Rencana awal, kolam retensi akan dibangun di kawasan Simpang Bandara, Kebun Bunga, Sukarami. Namun kemudian lokasi proyek dialihkan ke Jalan Noerdin Panji, tepatnya di Lorong Suka Damai, Kecamatan Sukarami. Proyek ini dibagi dua tahap, yakni Rp 30 miliar pada 2023 dan Rp 32 miliar pada 2024.
Namun, pada 2025 isu dugaan korupsi mencuat. Selain pembangunan yang terhenti, proses ganti rugi lahan juga diduga bermasalah. Nilai ganti rugi disebut-sebut di-mark up hingga 400 persen lebih mahal dari harga pasar maupun NJOP.
Kabid Humas Polda Sumsel Kombes Pol Nandang Mukmin Wijaya membenarkan pihaknya menerima laporan terkait dugaan korupsi, termasuk dugaan mark up ganti rugi lahan. “Kasus ini masih dalam penyelidikan oleh Ditreskrimsus Polda Sumsel.
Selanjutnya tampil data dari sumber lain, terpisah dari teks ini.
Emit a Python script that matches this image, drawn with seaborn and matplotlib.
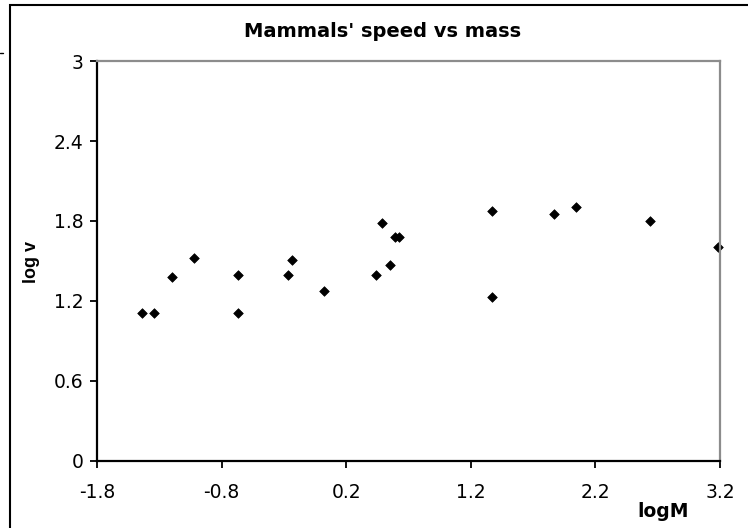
import numpy as np
import pandas as pd
import seaborn as sns
import matplotlib.pyplot as plt
from matplotlib.patches import Rectangle
from matplotlib.lines import Line2D

# ---------- data ----------
log_mass = [-1.44, -1.345, -1.20, -1.024, -0.671, -0.671, -0.27, -0.237, 0.019,
            0.437, 0.487, 0.552, 0.592, 0.62, 1.37, 1.37, 1.868, 2.044, 2.638, 3.186]
log_speed = [1.112, 1.112, 1.382, 1.52, 1.397, 1.112, 1.397, 1.505, 1.277,
             1.397, 1.787, 1.472, 1.683, 1.683, 1.877, 1.232, 1.85, 1.907, 1.802, 1.607]
x_ticks = [-1.8, -0.8, 0.2, 1.2, 2.2, 3.2]
y_ticks = [0, 0.6, 1.2, 1.8, 2.4, 3]

df = pd.DataFrame({"logM": log_mass, "logv": log_speed})

sns.set_style("white")
# wide face to mimic the horizontally stretched Excel text
plt.rcParams["font.family"] = ["DejaVu Sans"]
plt.rcParams["text.color"] = "black"

fig = plt.figure(figsize=(7.48, 5.28), dpi=100)
ax = fig.add_axes([97 / 748, 67 / 528, 623 / 748, 400 / 528])

sns.scatterplot(data=df, x="logM", y="logv", marker="D", color="black",
                edgecolor="black", s=24, linewidth=0.5, ax=ax, clip_on=False)

ax.set_xlim(-1.8, 3.2)
ax.set_ylim(0, 3)
ax.set_xticks(x_ticks)
ax.set_xticklabels([f"{t:g}" for t in x_ticks])
ax.set_yticks(y_ticks)
ax.set_yticklabels([f"{t:g}" for t in y_ticks])
ax.set_xlabel("")
ax.set_ylabel("")

for side in ["left", "bottom"]:
    ax.spines[side].set_color("black")
    ax.spines[side].set_linewidth(1.6)
for side in ["top", "right"]:
    ax.spines[side].set_color("#8c8c8c")
    ax.spines[side].set_linewidth(1.6)

ax.tick_params(axis="both", direction="out", length=5, width=1.3, color="black",
               labelcolor="black", labelsize=13.5, bottom=True, left=True)
ax.tick_params(axis="y", pad=4.5)
ax.tick_params(axis="x", pad=10.5)

fig.text(383 / 748, 1 - 37 / 528, "Mammals' speed vs mass", ha="center", va="baseline",
         fontsize=14, fontweight="bold", color="black")
fig.text(31 / 748, 1 - 262 / 528, "log v", rotation=90, ha="center", va="center",
         fontsize=13, fontweight="bold", color="black",
         family=["Liberation Sans", "DejaVu Sans"])
fig.text(663 / 748, 1 - 517 / 528, "logM", ha="center", va="baseline",
         fontsize=13.5, fontweight="bold", color="black")

# outer chart frame
fig.patches.append(Rectangle((10 / 748, -0.05), 1.0, 1 - 5 / 528 + 0.05,
                             transform=fig.transFigure, fill=False,
                             edgecolor="black", linewidth=1.5))
fig.lines.append(Line2D([0, 3 / 748], [1 - 53 / 528, 1 - 53 / 528],
                        transform=fig.transFigure, color="black", linewidth=1))

fig.savefig("out.png", dpi=100)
Masih didalami penyebab awal dan siapa pihak yang terlibat,” ujarnya di Mapolda, Rabu (1/10/2025).
Kasubdit Tipikor Polda Sumsel, Kompol Kristanto Situmeang, menegaskan status perkara kini resmi naik ke tahap penyidikan usai pemeriksaan saksi dan gelar perkara. “InsyaAllah secepatnya akan ada penetapan tersangka. Berikan kami waktu untuk bekerja,” tegasnya.
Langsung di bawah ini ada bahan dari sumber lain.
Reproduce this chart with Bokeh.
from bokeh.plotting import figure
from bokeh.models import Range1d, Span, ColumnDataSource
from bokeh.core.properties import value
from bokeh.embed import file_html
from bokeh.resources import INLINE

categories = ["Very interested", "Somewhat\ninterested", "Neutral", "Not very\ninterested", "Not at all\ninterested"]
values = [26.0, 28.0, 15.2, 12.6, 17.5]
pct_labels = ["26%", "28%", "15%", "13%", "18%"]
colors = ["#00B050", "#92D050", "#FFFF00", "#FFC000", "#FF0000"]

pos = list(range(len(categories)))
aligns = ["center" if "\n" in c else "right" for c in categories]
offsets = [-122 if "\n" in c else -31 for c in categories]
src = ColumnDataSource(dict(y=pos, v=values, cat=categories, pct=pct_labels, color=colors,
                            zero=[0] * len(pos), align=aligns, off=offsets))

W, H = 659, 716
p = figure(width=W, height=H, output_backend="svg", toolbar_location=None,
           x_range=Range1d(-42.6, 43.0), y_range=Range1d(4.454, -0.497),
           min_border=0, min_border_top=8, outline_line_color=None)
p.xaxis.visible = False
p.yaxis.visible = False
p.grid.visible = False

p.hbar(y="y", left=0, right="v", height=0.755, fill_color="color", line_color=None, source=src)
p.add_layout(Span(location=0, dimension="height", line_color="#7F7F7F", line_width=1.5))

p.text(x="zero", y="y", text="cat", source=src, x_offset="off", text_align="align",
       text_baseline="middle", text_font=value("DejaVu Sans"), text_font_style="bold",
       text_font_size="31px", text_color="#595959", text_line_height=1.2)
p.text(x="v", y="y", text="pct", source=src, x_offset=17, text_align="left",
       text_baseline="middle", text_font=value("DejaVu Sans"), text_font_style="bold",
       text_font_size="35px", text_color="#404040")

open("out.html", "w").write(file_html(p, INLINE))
Berdasarkan hasil audit Badan Pengawasan Keuangan dan Pembangunan (BPKP), kerugian negara akibat dugaan korupsi dalam proyek kolam retensi ini mencapai Rp 39,8 miliar. Dana itu bersumber dari APBD Kota Palembang melalui Dinas PUPR.
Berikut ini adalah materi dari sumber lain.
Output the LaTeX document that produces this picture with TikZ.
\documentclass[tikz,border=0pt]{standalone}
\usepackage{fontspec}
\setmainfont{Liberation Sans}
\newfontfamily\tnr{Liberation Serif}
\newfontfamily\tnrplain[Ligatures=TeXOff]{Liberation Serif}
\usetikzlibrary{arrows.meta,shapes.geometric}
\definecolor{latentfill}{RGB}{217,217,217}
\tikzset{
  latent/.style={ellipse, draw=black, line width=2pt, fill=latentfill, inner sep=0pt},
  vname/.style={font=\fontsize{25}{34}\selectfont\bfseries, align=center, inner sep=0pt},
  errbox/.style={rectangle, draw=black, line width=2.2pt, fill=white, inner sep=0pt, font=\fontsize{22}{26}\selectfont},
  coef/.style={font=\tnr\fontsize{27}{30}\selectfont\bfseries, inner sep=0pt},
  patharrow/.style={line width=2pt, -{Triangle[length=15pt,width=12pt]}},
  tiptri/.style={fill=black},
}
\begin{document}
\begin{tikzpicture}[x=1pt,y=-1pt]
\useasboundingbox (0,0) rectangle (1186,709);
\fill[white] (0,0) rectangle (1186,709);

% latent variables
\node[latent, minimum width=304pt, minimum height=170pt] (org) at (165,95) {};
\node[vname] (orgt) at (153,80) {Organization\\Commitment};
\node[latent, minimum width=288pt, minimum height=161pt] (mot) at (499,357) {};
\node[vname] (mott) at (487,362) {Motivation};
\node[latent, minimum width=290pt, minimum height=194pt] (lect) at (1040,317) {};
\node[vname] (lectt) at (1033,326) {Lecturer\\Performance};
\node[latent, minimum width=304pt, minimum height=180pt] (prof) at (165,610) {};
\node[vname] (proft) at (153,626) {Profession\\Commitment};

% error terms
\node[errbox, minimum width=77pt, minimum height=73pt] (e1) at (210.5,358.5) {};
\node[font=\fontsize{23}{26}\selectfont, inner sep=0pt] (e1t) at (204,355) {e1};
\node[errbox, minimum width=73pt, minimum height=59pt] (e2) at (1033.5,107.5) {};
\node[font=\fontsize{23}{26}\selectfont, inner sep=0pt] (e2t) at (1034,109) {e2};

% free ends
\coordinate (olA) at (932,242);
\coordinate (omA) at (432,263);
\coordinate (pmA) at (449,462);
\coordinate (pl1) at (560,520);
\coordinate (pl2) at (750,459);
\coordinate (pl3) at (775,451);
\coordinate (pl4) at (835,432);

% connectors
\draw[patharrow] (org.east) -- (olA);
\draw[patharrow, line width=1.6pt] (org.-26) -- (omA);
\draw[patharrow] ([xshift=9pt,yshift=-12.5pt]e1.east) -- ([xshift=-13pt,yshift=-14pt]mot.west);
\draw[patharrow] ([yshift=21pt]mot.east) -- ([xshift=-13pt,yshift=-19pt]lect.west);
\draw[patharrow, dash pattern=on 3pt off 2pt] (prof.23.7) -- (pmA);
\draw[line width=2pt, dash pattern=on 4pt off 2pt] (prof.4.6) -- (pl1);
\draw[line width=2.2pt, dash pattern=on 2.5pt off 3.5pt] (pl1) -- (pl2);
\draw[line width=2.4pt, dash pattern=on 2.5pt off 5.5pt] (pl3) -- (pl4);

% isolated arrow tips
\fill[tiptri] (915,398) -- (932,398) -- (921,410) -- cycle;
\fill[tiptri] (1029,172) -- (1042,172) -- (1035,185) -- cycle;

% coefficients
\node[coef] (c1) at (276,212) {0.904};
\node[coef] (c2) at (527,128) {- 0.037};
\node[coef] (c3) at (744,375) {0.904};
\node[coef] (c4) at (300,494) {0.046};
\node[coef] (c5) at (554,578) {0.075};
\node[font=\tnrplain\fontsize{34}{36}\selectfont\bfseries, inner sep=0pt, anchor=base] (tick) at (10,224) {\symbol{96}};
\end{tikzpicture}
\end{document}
Lebih mencengangkan, lahan yang di-mark up untuk pembangunan kolam retensi ternyata merupakan rawa konservasi milik Pemerintah Kota Palembang sendiri. Polisi kini telah memanggil sejumlah saksi untuk dimintai keterangan, termasuk pejabat berwenang di instansi terkait.
“Kasus ini terkait pengadaan tanah atau lahan untuk kolam retensi. Proses pemanggilan saksi sudah berjalan, tinggal menunggu tindak lanjut penyidikan,” tambah Kristanto.
Publik kini menanti langkah berani aparat dalam menuntaskan kasus ini dan memastikan siapa pihak yang harus bertanggung jawab atas kerugian negara hampir Rp 40 miliar tersebut.